** Start **
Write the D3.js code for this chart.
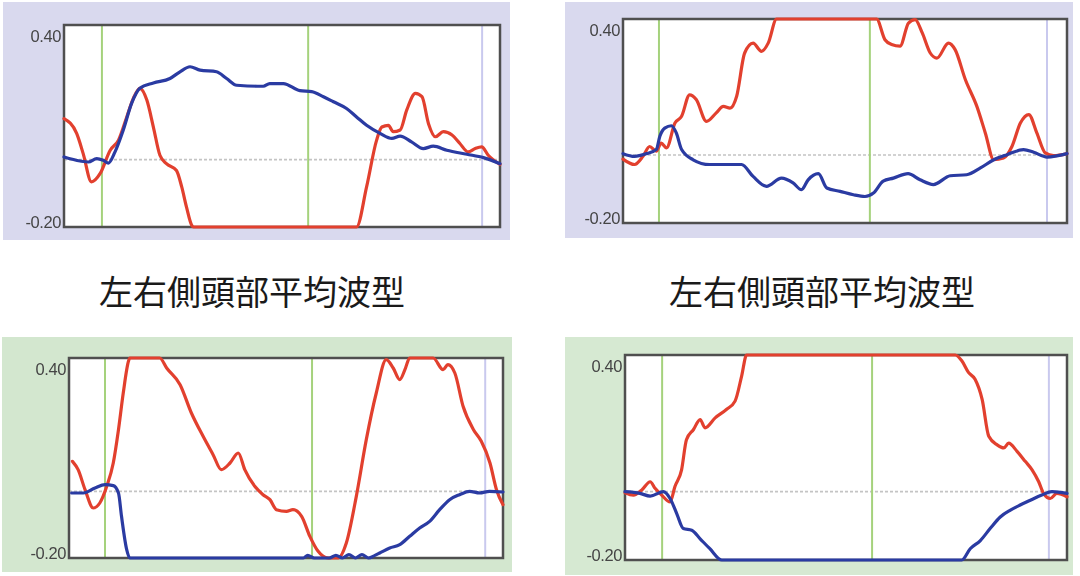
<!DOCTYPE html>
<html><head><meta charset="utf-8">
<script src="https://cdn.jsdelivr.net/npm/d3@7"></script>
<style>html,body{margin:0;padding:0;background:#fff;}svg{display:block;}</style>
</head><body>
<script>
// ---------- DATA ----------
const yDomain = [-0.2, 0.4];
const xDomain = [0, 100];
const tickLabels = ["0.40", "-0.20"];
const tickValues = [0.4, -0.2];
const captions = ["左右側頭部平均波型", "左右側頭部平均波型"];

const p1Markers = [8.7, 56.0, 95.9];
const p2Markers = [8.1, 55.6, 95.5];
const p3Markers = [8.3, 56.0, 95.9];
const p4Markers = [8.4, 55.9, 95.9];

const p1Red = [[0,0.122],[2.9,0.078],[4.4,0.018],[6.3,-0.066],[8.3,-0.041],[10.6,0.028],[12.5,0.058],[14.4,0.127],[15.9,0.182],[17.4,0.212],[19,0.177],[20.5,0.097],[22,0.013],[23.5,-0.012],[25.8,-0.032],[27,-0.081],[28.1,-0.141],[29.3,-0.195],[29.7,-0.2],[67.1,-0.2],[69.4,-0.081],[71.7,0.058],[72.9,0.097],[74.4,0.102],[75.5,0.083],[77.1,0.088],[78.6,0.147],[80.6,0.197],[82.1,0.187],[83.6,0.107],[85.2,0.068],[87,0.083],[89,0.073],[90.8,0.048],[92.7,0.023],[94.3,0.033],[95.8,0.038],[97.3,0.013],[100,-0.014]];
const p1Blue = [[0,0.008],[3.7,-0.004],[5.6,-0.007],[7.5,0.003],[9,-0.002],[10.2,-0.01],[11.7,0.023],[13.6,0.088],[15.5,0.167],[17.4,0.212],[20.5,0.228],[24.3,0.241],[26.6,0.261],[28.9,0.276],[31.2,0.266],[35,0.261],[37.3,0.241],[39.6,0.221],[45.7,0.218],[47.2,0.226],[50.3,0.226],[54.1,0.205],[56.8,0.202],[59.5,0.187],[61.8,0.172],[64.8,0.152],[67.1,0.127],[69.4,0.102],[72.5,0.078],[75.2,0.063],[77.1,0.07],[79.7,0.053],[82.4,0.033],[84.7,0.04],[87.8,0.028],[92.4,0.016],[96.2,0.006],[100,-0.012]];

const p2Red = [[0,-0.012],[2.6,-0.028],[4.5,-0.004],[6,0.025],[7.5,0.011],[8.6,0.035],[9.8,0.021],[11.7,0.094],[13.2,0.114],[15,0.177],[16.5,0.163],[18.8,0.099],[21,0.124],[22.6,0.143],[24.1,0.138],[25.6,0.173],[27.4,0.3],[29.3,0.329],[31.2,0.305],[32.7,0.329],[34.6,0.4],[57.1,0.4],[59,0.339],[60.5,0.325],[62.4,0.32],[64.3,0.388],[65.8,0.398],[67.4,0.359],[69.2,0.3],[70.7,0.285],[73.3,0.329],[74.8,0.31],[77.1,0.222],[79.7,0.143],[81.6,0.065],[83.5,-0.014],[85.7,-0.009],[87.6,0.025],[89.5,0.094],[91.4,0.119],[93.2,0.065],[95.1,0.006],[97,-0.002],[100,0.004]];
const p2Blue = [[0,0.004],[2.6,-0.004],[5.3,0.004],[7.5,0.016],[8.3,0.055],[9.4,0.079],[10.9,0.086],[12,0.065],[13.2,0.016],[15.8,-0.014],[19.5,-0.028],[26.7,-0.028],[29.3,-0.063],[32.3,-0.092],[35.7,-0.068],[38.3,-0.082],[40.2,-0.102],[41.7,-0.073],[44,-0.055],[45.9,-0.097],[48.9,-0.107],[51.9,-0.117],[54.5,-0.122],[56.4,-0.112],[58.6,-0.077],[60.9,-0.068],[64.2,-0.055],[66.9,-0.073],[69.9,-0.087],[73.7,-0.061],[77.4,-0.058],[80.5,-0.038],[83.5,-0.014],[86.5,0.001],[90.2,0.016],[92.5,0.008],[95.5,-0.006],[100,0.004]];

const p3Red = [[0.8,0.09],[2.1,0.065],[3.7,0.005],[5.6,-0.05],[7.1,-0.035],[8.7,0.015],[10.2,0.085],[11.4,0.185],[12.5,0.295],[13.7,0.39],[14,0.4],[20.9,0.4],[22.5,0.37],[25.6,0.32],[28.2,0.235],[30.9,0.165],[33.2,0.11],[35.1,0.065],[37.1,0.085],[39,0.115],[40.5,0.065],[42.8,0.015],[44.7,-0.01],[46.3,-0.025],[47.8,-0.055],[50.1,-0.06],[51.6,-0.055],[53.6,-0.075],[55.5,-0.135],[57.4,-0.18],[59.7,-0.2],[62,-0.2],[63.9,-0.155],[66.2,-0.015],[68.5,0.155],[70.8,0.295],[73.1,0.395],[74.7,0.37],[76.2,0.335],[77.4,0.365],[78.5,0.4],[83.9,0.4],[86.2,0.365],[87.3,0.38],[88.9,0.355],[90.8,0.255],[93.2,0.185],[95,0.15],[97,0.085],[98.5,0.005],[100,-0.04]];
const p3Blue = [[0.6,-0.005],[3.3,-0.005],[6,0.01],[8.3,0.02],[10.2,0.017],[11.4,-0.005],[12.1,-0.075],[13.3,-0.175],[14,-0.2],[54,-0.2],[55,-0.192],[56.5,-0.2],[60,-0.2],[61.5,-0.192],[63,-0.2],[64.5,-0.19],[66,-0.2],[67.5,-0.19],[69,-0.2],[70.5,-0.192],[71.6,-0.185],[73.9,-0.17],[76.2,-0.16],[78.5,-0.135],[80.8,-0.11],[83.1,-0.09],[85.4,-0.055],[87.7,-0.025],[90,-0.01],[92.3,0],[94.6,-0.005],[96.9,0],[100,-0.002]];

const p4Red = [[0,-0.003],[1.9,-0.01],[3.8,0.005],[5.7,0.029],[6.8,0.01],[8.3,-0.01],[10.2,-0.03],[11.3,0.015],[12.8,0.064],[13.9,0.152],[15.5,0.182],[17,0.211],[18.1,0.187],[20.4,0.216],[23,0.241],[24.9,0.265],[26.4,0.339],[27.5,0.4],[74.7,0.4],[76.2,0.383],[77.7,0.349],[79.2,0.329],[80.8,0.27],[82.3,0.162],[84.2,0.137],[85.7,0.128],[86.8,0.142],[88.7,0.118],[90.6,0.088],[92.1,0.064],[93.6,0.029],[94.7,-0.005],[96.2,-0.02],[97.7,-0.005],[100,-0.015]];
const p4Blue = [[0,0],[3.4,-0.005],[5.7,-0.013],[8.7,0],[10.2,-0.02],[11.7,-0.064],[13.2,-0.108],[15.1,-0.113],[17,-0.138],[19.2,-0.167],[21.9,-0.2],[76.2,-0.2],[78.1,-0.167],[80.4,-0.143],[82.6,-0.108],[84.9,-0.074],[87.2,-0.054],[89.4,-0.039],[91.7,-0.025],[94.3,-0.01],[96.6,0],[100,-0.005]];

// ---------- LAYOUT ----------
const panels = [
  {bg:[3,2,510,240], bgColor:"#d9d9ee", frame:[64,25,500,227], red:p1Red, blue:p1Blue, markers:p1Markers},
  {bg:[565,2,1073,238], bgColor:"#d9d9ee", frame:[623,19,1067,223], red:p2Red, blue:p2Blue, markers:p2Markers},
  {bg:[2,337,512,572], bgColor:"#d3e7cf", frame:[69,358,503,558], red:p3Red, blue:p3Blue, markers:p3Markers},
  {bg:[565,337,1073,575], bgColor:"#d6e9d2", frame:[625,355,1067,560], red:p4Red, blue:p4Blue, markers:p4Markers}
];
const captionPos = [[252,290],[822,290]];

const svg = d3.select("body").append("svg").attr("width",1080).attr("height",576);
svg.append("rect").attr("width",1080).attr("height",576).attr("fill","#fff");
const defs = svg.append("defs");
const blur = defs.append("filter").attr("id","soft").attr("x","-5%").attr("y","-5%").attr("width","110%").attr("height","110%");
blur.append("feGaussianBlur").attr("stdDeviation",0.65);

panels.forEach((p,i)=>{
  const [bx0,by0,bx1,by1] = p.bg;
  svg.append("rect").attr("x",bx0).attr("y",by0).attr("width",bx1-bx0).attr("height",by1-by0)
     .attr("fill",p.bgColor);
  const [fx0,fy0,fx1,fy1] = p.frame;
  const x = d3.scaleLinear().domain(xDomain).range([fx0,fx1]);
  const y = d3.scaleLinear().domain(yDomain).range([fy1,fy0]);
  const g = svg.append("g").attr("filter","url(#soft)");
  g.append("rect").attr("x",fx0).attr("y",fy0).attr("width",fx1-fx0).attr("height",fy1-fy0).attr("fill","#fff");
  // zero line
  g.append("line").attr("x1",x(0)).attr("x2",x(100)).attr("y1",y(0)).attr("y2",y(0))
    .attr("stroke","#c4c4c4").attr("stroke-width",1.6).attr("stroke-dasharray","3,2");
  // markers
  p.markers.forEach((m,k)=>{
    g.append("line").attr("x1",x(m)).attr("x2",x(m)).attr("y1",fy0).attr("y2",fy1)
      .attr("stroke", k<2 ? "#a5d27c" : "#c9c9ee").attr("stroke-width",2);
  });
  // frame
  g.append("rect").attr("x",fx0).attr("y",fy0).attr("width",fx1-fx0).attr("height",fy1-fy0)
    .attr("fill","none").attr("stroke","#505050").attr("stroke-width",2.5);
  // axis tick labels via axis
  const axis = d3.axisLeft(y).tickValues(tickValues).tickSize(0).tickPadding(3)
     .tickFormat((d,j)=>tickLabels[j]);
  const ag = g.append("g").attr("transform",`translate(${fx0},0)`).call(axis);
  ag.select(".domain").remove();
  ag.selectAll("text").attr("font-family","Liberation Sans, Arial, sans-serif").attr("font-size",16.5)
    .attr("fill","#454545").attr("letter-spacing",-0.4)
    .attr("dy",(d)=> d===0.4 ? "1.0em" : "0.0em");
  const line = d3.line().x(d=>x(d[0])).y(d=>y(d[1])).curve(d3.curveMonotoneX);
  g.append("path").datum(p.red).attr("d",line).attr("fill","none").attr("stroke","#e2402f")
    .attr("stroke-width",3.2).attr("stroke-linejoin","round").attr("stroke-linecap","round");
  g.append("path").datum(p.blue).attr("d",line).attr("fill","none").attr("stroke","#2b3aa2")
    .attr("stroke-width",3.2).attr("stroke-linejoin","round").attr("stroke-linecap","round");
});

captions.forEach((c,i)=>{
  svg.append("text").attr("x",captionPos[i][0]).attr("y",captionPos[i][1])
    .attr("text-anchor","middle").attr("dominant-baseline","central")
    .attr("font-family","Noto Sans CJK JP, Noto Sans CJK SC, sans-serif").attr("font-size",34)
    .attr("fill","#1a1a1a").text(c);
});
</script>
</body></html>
** End **
Restate the data word for word from its first line through the line with "const p4Markers = [8.4, 55.9, 95.9];", leaving out any picture along the way.

Exercise solution -
Write the D3.js code for this chart.
<!DOCTYPE html>
<html><head><meta charset="utf-8">
<script src="https://cdn.jsdelivr.net/npm/d3@7"></script>
<style>html,body{margin:0;padding:0;background:#fff;}svg{display:block;}</style>
</head><body>
<script>
// ---------- DATA ----------
const yDomain = [-0.2, 0.4];
const xDomain = [0, 100];
const tickLabels = ["0.40", "-0.20"];
const tickValues = [0.4, -0.2];
const captions = ["左右側頭部平均波型", "左右側頭部平均波型"];

const p1Markers = [8.7, 56.0, 95.9];
const p2Markers = [8.1, 55.6, 95.5];
const p3Markers = [8.3, 56.0, 95.9];
const p4Markers = [8.4, 55.9, 95.9];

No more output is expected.